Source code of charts

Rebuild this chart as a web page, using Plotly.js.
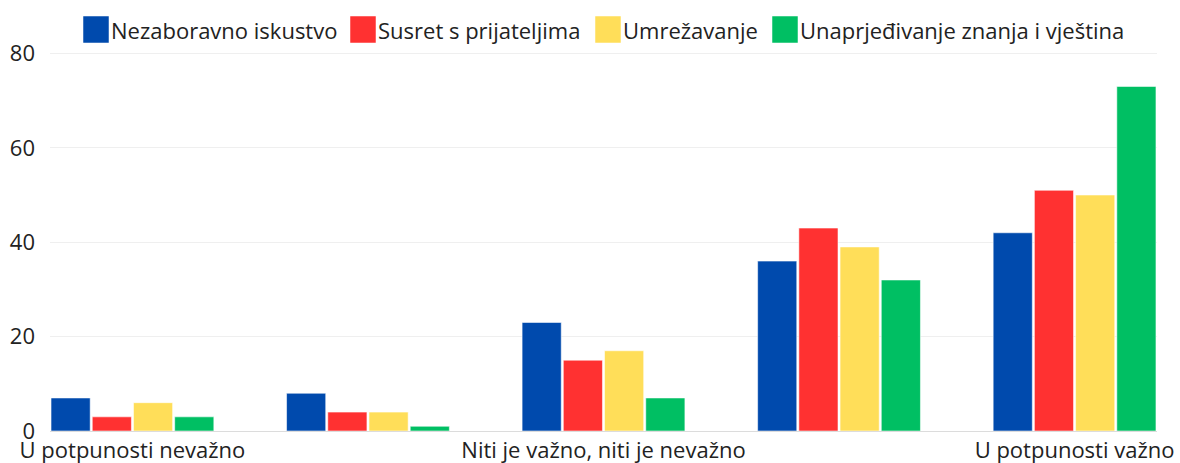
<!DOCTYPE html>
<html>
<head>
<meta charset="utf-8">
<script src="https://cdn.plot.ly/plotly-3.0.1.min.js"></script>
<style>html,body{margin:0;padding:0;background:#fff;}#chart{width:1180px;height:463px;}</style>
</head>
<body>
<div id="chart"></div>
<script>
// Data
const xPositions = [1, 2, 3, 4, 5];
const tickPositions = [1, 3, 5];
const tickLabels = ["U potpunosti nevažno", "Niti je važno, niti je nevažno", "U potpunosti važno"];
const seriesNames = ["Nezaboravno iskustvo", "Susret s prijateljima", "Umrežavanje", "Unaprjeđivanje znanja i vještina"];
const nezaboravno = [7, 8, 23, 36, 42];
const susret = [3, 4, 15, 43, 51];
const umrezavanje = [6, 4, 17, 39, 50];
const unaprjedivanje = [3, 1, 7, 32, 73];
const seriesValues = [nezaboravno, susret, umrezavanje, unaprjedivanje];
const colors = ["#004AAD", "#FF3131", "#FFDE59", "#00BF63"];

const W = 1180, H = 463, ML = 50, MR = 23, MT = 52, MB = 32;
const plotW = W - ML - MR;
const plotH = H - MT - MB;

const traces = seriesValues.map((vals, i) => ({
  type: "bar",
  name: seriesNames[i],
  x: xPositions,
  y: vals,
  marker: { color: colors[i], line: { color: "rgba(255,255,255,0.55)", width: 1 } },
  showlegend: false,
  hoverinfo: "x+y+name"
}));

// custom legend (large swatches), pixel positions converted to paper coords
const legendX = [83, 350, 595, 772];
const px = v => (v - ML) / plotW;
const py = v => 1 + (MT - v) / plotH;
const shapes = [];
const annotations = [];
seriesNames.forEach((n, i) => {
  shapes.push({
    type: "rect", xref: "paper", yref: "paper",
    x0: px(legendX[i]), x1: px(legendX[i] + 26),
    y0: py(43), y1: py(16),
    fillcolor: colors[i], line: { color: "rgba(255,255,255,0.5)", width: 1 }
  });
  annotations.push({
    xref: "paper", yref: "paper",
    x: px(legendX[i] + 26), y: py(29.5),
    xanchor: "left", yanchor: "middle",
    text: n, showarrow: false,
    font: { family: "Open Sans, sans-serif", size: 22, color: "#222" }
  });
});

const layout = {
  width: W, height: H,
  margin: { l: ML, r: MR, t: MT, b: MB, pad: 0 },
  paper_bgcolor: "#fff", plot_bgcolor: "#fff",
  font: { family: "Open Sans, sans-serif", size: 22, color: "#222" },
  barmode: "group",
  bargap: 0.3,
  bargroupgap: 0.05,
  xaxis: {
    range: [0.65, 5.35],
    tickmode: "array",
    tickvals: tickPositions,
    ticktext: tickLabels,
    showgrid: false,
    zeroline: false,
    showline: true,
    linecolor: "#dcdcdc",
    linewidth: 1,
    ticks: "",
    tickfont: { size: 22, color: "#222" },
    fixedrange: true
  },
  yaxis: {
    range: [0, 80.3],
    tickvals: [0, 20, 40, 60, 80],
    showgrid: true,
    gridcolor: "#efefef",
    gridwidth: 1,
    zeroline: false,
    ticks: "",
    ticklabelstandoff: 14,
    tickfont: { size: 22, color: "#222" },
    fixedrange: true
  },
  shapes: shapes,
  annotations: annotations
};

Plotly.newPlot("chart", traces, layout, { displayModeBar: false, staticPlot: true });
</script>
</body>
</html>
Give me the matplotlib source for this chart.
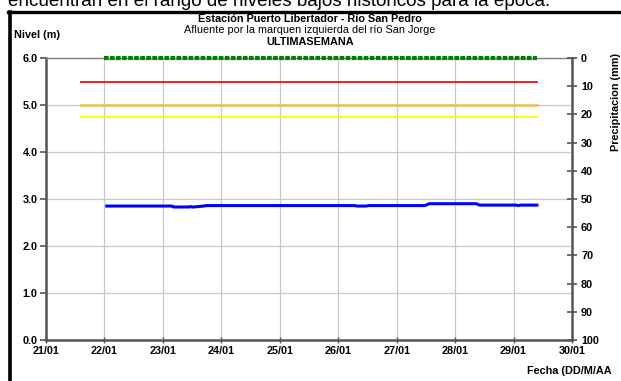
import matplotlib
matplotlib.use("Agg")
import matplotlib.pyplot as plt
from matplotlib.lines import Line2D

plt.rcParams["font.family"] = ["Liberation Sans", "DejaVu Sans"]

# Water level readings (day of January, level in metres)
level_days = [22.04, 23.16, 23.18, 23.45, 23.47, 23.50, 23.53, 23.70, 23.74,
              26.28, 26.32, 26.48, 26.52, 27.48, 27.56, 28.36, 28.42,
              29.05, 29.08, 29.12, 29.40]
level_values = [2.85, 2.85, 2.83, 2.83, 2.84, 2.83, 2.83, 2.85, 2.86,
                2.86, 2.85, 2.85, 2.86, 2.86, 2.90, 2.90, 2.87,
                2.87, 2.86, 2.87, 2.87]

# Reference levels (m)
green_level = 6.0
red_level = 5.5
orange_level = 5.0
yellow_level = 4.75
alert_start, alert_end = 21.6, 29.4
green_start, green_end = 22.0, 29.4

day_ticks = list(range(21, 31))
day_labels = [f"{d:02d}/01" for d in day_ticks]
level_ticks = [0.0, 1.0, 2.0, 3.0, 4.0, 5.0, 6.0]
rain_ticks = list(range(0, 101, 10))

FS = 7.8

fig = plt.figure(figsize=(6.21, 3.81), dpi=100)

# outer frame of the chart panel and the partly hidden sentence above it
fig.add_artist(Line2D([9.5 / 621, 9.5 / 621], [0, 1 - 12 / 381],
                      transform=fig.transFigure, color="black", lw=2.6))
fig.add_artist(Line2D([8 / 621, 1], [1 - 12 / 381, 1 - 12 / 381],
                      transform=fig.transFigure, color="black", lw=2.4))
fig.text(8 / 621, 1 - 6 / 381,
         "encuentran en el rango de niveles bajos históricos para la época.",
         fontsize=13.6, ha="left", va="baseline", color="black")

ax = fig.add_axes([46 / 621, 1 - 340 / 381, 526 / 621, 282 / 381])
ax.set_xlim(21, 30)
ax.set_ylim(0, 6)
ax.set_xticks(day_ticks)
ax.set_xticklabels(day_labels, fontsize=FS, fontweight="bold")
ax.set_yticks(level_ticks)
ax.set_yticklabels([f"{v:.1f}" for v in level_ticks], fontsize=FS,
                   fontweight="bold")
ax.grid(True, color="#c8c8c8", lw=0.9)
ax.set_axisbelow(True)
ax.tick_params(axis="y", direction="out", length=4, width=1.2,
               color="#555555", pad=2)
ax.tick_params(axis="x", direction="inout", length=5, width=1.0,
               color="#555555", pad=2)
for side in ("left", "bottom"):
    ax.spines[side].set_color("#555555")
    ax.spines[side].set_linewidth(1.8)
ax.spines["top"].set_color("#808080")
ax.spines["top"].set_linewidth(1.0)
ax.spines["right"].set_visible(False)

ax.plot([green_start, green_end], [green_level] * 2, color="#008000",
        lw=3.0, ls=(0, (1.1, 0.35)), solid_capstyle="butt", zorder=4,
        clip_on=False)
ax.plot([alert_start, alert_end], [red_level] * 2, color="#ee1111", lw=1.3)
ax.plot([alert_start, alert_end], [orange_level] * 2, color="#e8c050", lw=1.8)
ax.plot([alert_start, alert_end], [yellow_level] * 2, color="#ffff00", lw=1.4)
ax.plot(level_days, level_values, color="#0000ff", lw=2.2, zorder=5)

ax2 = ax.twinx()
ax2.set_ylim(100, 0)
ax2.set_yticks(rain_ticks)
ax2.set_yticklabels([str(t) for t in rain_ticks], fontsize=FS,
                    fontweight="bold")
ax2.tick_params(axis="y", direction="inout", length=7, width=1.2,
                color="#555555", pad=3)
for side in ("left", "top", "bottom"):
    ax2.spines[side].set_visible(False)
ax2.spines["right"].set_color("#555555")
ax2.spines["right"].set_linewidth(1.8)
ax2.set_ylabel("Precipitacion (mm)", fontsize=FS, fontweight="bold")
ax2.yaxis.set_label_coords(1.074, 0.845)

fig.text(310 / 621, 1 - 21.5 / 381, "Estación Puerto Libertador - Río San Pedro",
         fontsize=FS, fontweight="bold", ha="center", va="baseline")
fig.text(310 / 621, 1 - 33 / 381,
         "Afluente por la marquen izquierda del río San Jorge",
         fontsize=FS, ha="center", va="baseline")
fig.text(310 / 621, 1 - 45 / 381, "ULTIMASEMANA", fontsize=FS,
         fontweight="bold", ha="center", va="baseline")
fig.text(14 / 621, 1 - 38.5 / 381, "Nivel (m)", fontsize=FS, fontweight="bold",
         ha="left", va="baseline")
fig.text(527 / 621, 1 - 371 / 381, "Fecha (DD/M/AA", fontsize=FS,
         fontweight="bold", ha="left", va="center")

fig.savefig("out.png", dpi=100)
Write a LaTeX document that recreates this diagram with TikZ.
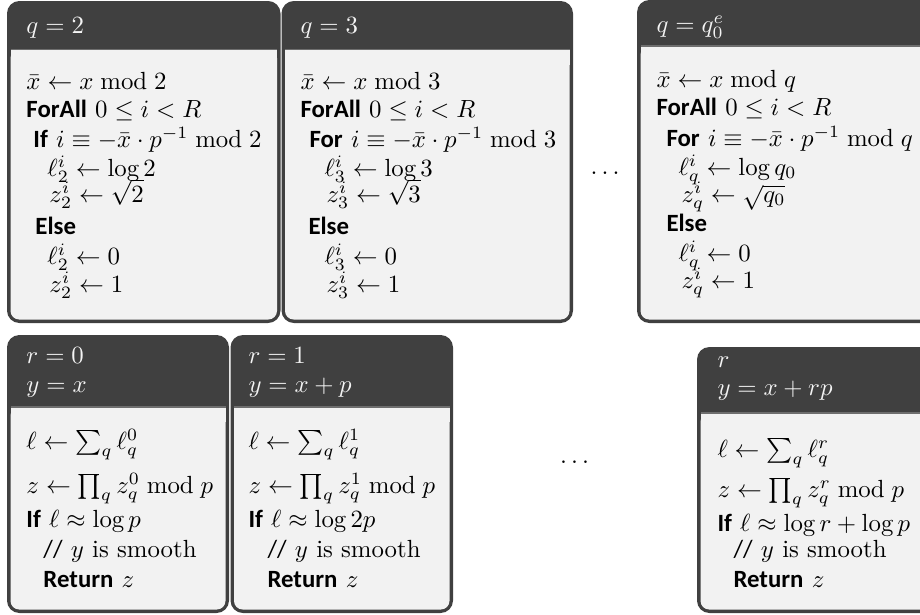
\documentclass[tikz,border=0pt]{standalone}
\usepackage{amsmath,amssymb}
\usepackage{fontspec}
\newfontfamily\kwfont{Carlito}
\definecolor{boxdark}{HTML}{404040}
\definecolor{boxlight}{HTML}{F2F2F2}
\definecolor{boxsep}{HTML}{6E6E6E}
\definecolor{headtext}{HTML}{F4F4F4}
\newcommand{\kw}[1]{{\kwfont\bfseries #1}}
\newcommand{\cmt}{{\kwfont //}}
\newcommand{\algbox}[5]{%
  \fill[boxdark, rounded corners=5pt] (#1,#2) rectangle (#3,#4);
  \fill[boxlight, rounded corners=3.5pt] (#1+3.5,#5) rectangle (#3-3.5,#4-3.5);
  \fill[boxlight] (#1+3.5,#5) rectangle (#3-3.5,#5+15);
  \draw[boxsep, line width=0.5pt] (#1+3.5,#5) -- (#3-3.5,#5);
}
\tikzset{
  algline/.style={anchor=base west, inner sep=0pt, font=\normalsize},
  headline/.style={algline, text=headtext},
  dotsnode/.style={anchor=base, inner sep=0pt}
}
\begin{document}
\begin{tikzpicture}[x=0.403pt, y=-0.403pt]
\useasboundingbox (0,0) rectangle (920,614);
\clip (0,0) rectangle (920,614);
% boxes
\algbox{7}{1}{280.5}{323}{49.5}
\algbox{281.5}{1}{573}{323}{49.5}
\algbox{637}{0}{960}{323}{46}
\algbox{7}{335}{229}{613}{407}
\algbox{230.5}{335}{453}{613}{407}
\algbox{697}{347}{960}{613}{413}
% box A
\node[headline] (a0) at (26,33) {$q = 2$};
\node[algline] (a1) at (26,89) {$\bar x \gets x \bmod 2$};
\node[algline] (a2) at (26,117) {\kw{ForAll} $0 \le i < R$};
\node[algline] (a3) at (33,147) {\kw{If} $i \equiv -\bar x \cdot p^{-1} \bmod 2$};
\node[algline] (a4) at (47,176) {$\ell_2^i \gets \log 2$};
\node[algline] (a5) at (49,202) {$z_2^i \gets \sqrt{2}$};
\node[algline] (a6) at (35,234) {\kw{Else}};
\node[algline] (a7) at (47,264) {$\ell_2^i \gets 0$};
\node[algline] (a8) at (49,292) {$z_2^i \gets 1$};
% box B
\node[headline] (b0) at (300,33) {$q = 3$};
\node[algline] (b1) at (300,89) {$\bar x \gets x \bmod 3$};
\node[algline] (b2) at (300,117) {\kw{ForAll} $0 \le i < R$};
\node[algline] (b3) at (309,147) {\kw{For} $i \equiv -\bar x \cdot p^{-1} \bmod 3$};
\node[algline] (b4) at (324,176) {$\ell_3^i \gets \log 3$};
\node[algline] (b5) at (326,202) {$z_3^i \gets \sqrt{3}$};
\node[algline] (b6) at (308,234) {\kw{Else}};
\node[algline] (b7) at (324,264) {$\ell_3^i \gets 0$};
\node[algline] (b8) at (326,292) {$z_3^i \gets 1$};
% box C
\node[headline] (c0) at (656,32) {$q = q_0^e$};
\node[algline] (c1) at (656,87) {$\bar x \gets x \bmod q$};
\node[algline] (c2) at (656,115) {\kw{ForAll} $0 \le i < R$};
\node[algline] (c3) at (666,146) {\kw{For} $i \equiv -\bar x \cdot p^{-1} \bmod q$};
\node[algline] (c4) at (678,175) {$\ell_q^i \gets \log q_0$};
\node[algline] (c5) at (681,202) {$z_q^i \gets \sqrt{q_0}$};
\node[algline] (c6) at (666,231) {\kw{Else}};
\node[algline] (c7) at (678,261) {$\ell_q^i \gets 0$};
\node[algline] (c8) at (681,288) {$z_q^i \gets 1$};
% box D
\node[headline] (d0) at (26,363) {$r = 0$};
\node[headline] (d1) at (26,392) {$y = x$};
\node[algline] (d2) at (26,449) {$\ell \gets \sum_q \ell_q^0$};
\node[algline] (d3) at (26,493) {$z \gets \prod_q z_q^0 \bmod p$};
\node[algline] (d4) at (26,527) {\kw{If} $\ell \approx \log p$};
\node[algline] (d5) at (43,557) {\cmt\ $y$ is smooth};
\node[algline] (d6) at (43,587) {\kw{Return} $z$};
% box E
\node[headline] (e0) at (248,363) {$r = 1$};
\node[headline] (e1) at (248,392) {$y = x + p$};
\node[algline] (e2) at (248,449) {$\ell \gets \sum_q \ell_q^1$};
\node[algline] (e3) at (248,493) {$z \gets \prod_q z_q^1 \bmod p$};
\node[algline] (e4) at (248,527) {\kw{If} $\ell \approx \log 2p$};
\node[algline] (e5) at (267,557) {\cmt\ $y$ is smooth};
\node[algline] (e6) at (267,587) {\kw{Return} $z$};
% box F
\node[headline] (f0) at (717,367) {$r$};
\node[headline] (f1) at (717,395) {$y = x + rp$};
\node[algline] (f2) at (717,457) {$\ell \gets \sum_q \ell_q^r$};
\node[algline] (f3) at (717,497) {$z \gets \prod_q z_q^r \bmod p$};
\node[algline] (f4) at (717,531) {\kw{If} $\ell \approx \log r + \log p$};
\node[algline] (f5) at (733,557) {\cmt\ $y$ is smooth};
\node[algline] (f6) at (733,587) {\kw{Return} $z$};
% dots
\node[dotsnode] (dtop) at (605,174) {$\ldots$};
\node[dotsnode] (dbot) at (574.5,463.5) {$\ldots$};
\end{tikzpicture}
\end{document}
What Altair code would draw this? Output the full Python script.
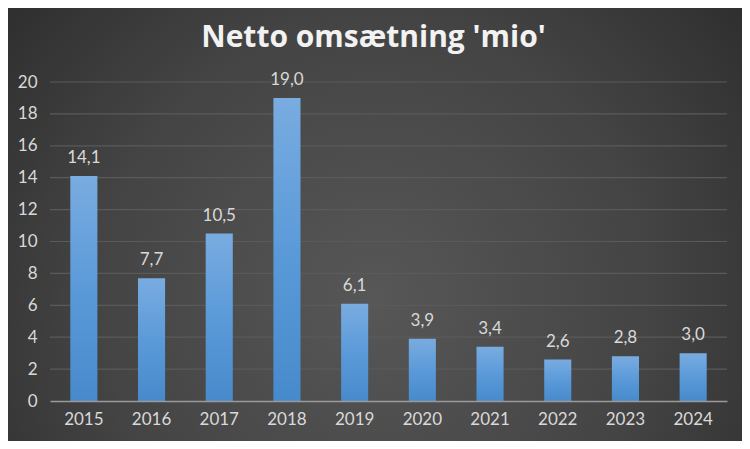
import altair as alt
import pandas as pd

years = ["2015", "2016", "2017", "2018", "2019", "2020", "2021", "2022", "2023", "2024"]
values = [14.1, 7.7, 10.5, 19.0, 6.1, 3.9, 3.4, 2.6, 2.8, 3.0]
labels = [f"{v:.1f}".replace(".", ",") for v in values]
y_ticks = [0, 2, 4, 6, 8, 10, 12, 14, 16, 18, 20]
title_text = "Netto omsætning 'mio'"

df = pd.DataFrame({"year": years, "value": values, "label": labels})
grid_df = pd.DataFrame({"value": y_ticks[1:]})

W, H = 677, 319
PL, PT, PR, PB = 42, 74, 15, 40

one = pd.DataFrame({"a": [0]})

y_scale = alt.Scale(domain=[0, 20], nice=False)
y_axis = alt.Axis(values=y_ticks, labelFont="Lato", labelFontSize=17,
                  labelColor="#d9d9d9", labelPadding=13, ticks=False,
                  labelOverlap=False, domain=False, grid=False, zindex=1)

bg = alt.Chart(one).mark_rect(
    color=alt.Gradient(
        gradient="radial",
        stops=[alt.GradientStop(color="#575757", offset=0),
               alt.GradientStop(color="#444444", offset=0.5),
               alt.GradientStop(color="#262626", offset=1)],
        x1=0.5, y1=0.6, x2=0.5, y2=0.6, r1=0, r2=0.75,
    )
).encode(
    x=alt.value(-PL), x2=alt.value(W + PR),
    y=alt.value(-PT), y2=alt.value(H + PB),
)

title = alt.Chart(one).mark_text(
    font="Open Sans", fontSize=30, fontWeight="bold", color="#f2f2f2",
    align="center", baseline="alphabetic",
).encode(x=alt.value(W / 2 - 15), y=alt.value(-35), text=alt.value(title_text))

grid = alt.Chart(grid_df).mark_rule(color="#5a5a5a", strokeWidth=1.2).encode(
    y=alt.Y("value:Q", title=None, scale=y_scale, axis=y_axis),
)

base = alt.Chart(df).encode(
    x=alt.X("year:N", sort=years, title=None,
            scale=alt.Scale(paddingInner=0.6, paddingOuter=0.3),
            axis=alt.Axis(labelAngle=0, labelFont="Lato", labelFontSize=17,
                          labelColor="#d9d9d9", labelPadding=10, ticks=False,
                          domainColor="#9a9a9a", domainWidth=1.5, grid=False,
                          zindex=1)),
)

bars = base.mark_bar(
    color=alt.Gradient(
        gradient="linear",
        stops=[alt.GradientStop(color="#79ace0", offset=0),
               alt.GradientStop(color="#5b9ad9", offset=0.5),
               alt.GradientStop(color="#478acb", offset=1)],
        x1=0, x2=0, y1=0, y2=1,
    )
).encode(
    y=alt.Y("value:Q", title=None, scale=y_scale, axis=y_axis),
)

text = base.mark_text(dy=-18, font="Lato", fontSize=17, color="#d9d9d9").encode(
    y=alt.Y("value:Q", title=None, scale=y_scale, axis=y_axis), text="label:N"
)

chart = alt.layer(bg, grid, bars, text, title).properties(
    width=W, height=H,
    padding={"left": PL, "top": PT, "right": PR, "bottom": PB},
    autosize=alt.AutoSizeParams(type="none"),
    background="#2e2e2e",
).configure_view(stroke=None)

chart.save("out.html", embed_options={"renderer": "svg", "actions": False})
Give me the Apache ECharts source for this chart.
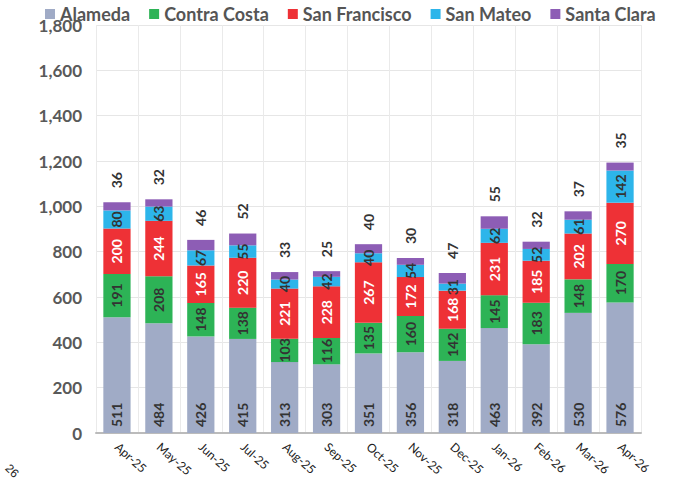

▶ [What the task requires]: Omit all pictures, then copy the lines between the ones holding "Give me the matplotlib source for this chart." and "green_start, green_end = 22.0, 29.4", inclusive.

▶ [Solved problem]:
Give me the matplotlib source for this chart.
import matplotlib
matplotlib.use("Agg")
import matplotlib.pyplot as plt
from matplotlib.lines import Line2D

plt.rcParams["font.family"] = ["Liberation Sans", "DejaVu Sans"]

# Water level readings (day of January, level in metres)
level_days = [22.04, 23.16, 23.18, 23.45, 23.47, 23.50, 23.53, 23.70, 23.74,
              26.28, 26.32, 26.48, 26.52, 27.48, 27.56, 28.36, 28.42,
              29.05, 29.08, 29.12, 29.40]
level_values = [2.85, 2.85, 2.83, 2.83, 2.84, 2.83, 2.83, 2.85, 2.86,
                2.86, 2.85, 2.85, 2.86, 2.86, 2.90, 2.90, 2.87,
                2.87, 2.86, 2.87, 2.87]

# Reference levels (m)
green_level = 6.0
red_level = 5.5
orange_level = 5.0
yellow_level = 4.75
alert_start, alert_end = 21.6, 29.4
green_start, green_end = 22.0, 29.4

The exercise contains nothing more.